In each case, the project has secured local approvals and about half of it is up and running. The two developers want the BPU to award them incentives under the state’s Transition Incentive Program, funds that would enable them to develop the second halves of the project as a mini-pilot program that will study the impact and benefits of agrivoltaics.
Part of the BPU’s argument against the effort, however, is that the state pilot program will soon be in place and there is no need for a small independent pilot to run in “parallel.”
The BPU denied the two projects petition for incentives on Dec. 1, 2021, agency spokeswoman Tracey Munford said. An appeal of the board’s order “is pending before the Appellate Division,” she said, adding that the BPU would not comment further.
The developers argued that dual-use solar meets the criteria of an “innovative technology” under program rules, and so should be eligible not only for incentives, but for a high level of incentive, under the program rules.

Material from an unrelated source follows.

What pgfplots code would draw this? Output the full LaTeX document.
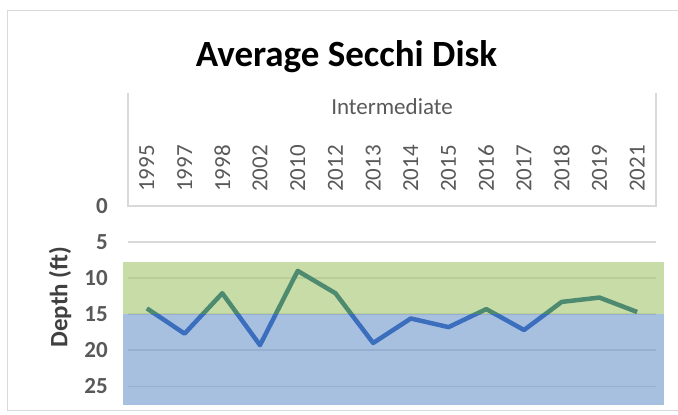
\documentclass[border=0pt]{standalone}
\usepackage{pgfplots}
\pgfplotsset{compat=1.18}
\usepackage{fontspec}
\setmainfont{Carlito}
\definecolor{gridc}{HTML}{D9D9D9}
\definecolor{txtc}{HTML}{595959}
\definecolor{labc}{HTML}{404040}
\definecolor{bandg}{HTML}{A3C56E}
\definecolor{bandb}{HTML}{6E96CB}
\definecolor{lineg}{HTML}{4E8A70}
\definecolor{lineb}{HTML}{3C6EBE}
\begin{document}
\begin{tikzpicture}
\begin{axis}[
  scale only axis, width=528pt, height=199pt,
  xmin=-0.5, xmax=13.5, ymin=0, ymax=27.6, y dir=reverse,
  clip=false,
  axis line style={draw=none},
  major tick style={draw=none},
  xtick={0,...,13},
  xticklabels={1995,1997,1998,2002,2010,2012,2013,2014,2015,2016,2017,2018,2019,2021},
  xticklabel pos=right,
  xticklabel style={rotate=90, anchor=west, inner sep=0pt, font=\fontsize{23}{23}\selectfont, text=txtc},
  xticklabel shift=14pt,
  ytick={0,5,...,25},
  yticklabel style={font=\fontsize{23}{23}\selectfont\bfseries, text=txtc, inner sep=0pt, anchor=east},
  yticklabel shift=20pt,
  /pgf/number format/assume math mode=true,
  ymajorgrids, grid style={gridc, line width=1.5pt},
]
% background bands
\addplot[draw=none, fill=bandg, fill opacity=0.6] coordinates {(-0.633,7.8) (13.712,7.8) (13.712,15) (-0.633,15)} -- cycle;
\addplot[draw=none, fill=bandb, fill opacity=0.6] coordinates {(-0.633,15) (13.712,15) (13.712,27.6) (-0.633,27.6)} -- cycle;
% category box
\draw[gridc, line width=1.5pt] (axis cs:-0.5,-15.7) -- (axis cs:-0.5,0) -- (axis cs:13.5,0) -- (axis cs:13.5,-15.7);
% outer frame
\draw[gridc, line width=1pt] (axis cs:14.3,28.43) -- (axis cs:-3.682,28.43) -- (axis cs:-3.682,-27.05) -- (axis cs:14.3,-27.05);
% line, green part
\begin{scope}
\clip (axis cs:-1,-1) rectangle (axis cs:14,15);
\addplot[lineg, line width=4.5pt, line join=round, mark=none] coordinates {
(0,14.2) (1,17.7) (2,12.1) (3,19.3) (4,9.0) (5,12.1) (6,19.0) (7,15.6) (8,16.8) (9,14.3) (10,17.2) (11,13.3) (12,12.7) (13,14.7)};
\end{scope}
% line, blue part
\begin{scope}
\clip (axis cs:-1,15) rectangle (axis cs:14,30);
\addplot[lineb, line width=4.5pt, line join=round, mark=none] coordinates {
(0,14.2) (1,17.7) (2,12.1) (3,19.3) (4,9.0) (5,12.1) (6,19.0) (7,15.6) (8,16.8) (9,14.3) (10,17.2) (11,13.3) (12,12.7) (13,14.7)};
\end{scope}
% texts
\node[font=\fontsize{37}{37}\selectfont\bfseries, anchor=base, text=black] at (axis cs:5.294,-19.28) {Average Secchi Disk};
\node[font=\fontsize{23}{23}\selectfont, text=txtc] at (axis cs:6.5,-13.73) {Intermediate};
\node[rotate=90, font=\fontsize{25}{25}\selectfont\bfseries, text=labc] at (axis cs:-2.303,12.62) {Depth (ft)};
\coordinate (bl) at (axis cs:-3.894,28.85);
\coordinate (tr) at (axis cs:14.083,-28.57);
\end{axis}
\pgfresetboundingbox
\path[use as bounding box] (bl) rectangle (tr);
\end{tikzpicture}
\end{document}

“Petitioners urge the BPU to consider dual-use agrivoltiacs as an innovative technology that will play an important role in New Jersey’s solar future,” an attorney for the two projects, Mark S. Bellin, wrote in a June 4, 2021, petition to the BPU, laying out the developers’ case.
“The establishment of these pilot projects would give the BPU the ability to monitor and evaluate the performance of the dual-use solar farm as more than just a concept, more than just a classroom experiment,” Bellin wrote. The project would also provide a “a substantial means of delivering a meaningful number of megawatts towards the state goals and preserving farmland simultaneously.”
“The projects represent a short-term solution for the evaluation of the dual-use agrivoltaic concept at the same time as it promotes local agriculture, provides employment and municipal revenues,” according to the petition. “Creating this dual-use pilot program is a successful scenario for every stakeholder affected by the process.”
The land parcels beneath the two projects are no longer being used for farmland, Bellin argued, adding that “each of the property owners has indicated that if the complete buildout of the solar farm is not permitted, each will develop the property residentially or commercially.”
As a result, “the ability to preserve the ground for agriculture will be forever lost unless the solar use is preserved,” he wrote.
But the board on Dec. 1 rejected the petition, saying it was “duplicative and moot.”
“The goals and benefits of establishing a robust dual-use pilot program simply cannot happen in the limited context of evaluating the projects here, no matter how well intentioned,” the board said. It added that allowing the developers to create a pilot program “in parallel” to the one that the BPU will develop under the new legislation would “unnecessarily strain agency resources.”